At September 30, 2015 and 2014, and December 31, 2014, the Company had $41.8 million, $40.0 million and $15.7 million, respectively, of outstanding borrowings on its line of credit. At September 30, 2015, the Company's outstanding borrowings on its line of credit were at a weighted average interest rate of 2.0 percent.

On February 24, 2014, the Company entered into a $75.0 million line of credit (the “Credit Agreement”) with JPMorgan Chase Bank, N.A. and Wells Fargo Bank, N.A. On March 3, 2015, in accordance with the terms of the Credit Agreement, the Company increased its line of credit by $25.0 million to $100.0 million. Interest on borrowings under the line of credit is designated from time to time by the Company as either (i) the Prime Rate, minus a rate ranging from 0.75 to 1.0 percent (minus 1.0 percent at September 30, 2015), but not less than 1.5 percent, or (ii) LIBOR, plus additional interest ranging from 1.75 to 2.0 percent (plus 1.75 percent at September 30, 2015) depending on the Company’s performance and financial condition. The Credit Agreement expires on January 1, 2019. At September 30, 2015, the Company had $2.7 million in outstanding letters of credit under the line of credit. Availability under the Company’s line of credit was $55.5 million at September 30, 2015.

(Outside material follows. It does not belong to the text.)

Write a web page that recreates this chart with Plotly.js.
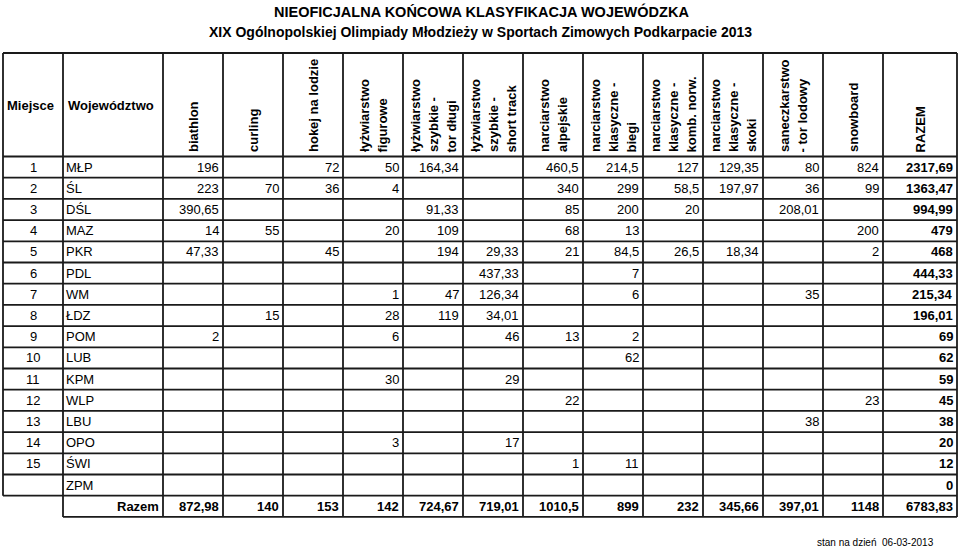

On February 24, 2014, the Company also entered into a $150.0 million “shelf-loan” facility with Prudential Investment Management, Inc. and its affiliates (“Prudential”). The facility provides for Prudential to consider purchasing, at the Company’s request, in one or a series of transactions, Senior Promissory Notes of the Company in the aggregate principal amount of up to $150.0 million, to mature no more than twelve years after the date of original issue of each Senior Promissory Note. Prudential has no obligation to purchase the Senior Promissory Notes. Interest payable on the Senior Promissory Notes will be at rates determined by Prudential within five business days after the Company issues a request to Prudential. This facility expires February 24, 2017. On March 20, 2015, the Company issued $50.0 million of Senior Promissory Notes to Prudential for a term of five years, at a fixed interest rate of 3.35 percent per annum, payable quarterly in arrears, of which the entire amount was outstanding at September 30, 2015. Availability under the Company's “shelf-loan” facility, subject to the approval of Prudential, was $100.0 million at September 30, 2015. At September 30, 2015, the fair value of the Company’s long-term debt approximates the carrying value, as estimated using quoted market prices and discounted future cash flows based on similar borrowing arrangements.

Borrowings under both the line of credit and the “shelf-loan” facility are secured on a pari-passu basis by first priority liens on the capital stock or other equity interests of each of the Company’s direct and indirect subsidiaries.

Pursuant to the Credit Agreement and “shelf-loan” facility, at September 30, 2015, the Company was required to maintain minimum interest and fixed charge coverages, and to meet certain other financial requirements. At September 30, 2015, the Company was in compliance with all such requirements, and expects to remain in compliance for the next twelve months.

Availability under both the Credit Agreement and the “shelf-loan” facilities is subject to a maximum leverage ratio covenant which limits the amount of consolidated outstanding indebtedness to 2.5 times the trailing twelve-month EBITDA, as defined. This limitation did not impact the Company’s borrowing availability at September 30, 2015. The remaining availability under these facilities was $155.5 million at September 30, 2015. The Company believes the availability under the Credit Agreement and “shelf-loan” facility is adequate to finance the Company’s anticipated cash requirements for the next twelve months.